#### What to work on
Which lines run from the first one up to and including the one with "16, bottom: 538.5"? Print exactly those.

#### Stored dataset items
══════

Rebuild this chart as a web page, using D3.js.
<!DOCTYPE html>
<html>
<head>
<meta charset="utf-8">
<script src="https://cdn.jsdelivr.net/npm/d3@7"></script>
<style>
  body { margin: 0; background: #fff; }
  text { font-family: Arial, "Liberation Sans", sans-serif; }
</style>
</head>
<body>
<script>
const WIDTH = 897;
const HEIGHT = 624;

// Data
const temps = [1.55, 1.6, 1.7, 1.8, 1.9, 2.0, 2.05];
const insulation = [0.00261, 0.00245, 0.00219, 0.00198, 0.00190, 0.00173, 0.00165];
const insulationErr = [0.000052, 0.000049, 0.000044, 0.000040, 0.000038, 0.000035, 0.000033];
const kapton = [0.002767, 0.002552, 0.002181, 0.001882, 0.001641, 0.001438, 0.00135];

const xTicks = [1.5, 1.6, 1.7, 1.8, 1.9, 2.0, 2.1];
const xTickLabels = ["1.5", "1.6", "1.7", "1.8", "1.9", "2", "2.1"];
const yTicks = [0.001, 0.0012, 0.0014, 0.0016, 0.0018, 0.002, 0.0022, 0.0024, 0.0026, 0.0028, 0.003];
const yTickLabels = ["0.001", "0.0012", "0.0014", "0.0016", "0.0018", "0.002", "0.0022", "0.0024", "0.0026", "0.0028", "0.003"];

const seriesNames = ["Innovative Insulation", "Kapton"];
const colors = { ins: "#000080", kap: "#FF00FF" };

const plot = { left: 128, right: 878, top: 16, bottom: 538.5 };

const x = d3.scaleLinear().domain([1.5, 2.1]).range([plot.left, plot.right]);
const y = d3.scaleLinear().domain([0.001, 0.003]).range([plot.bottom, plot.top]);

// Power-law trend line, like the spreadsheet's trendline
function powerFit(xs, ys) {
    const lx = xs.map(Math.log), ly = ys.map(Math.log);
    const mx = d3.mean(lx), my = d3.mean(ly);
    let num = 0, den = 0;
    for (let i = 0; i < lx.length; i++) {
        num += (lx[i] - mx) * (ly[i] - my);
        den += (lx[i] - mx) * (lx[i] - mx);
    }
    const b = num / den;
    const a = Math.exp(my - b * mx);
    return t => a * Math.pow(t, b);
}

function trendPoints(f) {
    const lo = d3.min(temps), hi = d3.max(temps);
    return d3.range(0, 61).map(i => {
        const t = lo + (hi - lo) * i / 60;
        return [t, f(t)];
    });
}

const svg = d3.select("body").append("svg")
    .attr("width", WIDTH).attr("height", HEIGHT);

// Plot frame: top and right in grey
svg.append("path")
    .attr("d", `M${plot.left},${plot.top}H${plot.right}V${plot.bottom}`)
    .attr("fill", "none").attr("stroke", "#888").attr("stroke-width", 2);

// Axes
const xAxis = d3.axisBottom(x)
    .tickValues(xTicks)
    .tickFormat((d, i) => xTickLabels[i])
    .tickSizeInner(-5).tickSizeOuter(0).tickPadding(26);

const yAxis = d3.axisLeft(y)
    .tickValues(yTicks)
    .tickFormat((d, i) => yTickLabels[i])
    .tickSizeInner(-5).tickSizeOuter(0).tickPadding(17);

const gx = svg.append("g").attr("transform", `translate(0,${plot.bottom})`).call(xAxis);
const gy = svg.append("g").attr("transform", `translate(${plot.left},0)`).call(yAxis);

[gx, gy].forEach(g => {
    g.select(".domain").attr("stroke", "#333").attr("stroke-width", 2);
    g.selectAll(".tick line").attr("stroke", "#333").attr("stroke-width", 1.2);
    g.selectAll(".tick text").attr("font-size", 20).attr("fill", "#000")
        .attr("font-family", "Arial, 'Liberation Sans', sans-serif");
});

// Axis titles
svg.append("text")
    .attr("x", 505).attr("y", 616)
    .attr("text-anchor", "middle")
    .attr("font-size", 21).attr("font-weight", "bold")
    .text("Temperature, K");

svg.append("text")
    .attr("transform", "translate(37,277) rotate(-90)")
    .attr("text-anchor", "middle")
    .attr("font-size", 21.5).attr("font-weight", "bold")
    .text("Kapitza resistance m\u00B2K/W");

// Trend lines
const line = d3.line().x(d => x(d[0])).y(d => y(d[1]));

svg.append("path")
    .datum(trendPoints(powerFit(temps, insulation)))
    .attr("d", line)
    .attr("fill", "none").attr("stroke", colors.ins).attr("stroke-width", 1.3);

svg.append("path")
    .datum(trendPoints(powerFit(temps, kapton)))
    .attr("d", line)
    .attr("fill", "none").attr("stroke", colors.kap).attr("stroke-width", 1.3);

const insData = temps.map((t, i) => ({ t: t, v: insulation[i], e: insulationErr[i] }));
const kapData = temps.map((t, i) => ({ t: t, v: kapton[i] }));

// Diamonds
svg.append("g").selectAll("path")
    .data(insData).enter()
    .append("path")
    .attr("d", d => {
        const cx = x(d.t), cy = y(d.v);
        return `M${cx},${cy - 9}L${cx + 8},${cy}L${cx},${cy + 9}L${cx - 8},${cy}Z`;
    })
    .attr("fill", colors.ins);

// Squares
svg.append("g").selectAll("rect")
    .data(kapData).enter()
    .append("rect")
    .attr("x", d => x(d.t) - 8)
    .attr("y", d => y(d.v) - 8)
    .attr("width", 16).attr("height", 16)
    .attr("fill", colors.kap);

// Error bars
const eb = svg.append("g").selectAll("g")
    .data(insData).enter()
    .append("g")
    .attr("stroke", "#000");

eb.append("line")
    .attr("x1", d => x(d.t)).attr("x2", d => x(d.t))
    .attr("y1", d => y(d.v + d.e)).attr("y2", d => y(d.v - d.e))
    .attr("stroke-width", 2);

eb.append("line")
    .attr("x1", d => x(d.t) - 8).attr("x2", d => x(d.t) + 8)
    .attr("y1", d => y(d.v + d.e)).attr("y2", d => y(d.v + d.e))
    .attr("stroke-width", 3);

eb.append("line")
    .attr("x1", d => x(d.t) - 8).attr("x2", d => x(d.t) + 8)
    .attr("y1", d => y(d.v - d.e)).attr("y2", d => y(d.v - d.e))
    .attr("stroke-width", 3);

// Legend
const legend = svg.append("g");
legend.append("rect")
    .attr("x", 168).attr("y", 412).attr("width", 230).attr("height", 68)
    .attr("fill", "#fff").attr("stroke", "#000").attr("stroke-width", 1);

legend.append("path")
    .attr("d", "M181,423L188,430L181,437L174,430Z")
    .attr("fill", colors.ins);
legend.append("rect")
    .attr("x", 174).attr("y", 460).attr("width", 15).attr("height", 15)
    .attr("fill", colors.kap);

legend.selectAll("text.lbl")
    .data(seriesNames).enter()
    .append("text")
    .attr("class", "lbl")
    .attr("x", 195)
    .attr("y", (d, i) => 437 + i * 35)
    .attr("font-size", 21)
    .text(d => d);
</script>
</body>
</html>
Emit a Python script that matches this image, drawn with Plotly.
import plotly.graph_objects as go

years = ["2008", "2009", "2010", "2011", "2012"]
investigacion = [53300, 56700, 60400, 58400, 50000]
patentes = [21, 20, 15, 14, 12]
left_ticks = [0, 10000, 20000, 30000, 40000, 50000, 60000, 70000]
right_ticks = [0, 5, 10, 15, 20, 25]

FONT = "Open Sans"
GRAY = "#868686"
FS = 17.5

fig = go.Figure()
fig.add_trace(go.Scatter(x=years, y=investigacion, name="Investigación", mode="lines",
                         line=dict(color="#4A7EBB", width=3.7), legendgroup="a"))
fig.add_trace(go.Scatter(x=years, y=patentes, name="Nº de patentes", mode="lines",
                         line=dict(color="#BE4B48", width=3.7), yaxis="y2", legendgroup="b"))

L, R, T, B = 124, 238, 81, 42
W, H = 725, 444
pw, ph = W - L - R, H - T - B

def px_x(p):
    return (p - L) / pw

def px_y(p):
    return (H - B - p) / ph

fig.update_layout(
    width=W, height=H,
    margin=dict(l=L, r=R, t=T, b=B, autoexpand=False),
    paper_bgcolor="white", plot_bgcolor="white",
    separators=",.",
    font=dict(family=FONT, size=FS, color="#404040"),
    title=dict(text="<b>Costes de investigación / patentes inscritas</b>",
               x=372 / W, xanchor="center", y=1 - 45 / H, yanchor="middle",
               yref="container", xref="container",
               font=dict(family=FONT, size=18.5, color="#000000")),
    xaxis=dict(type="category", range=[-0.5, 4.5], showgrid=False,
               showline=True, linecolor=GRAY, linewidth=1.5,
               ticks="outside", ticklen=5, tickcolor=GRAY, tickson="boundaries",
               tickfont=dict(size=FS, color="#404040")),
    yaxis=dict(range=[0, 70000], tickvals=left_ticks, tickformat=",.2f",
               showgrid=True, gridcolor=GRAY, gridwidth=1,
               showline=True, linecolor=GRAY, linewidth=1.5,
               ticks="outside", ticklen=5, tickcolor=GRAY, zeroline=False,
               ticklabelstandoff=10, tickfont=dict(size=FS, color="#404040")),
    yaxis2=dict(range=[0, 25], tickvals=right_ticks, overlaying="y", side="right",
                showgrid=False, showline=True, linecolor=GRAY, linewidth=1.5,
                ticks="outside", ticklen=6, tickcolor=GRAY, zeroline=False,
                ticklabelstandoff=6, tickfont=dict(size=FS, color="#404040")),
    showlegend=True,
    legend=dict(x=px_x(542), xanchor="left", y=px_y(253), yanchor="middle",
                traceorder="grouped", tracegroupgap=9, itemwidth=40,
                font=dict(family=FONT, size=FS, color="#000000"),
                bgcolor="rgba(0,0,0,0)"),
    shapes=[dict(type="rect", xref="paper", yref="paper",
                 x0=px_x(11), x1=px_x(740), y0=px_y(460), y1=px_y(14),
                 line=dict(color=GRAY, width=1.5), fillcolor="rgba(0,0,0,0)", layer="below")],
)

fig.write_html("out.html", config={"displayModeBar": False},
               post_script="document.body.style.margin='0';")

══════

#### Task result
Rebuild this chart as a web page, using D3.js.
<!DOCTYPE html>
<html>
<head>
<meta charset="utf-8">
<script src="https://cdn.jsdelivr.net/npm/d3@7"></script>
<style>
  body { margin: 0; background: #fff; }
  text { font-family: Arial, "Liberation Sans", sans-serif; }
</style>
</head>
<body>
<script>
const WIDTH = 897;
const HEIGHT = 624;

// Data
const temps = [1.55, 1.6, 1.7, 1.8, 1.9, 2.0, 2.05];
const insulation = [0.00261, 0.00245, 0.00219, 0.00198, 0.00190, 0.00173, 0.00165];
const insulationErr = [0.000052, 0.000049, 0.000044, 0.000040, 0.000038, 0.000035, 0.000033];
const kapton = [0.002767, 0.002552, 0.002181, 0.001882, 0.001641, 0.001438, 0.00135];

const xTicks = [1.5, 1.6, 1.7, 1.8, 1.9, 2.0, 2.1];
const xTickLabels = ["1.5", "1.6", "1.7", "1.8", "1.9", "2", "2.1"];
const yTicks = [0.001, 0.0012, 0.0014, 0.0016, 0.0018, 0.002, 0.0022, 0.0024, 0.0026, 0.0028, 0.003];
const yTickLabels = ["0.001", "0.0012", "0.0014", "0.0016", "0.0018", "0.002", "0.0022", "0.0024", "0.0026", "0.0028", "0.003"];

const seriesNames = ["Innovative Insulation", "Kapton"];
const colors = { ins: "#000080", kap: "#FF00FF" };

const plot = { left: 128, right: 878, top: 16, bottom: 538.5 };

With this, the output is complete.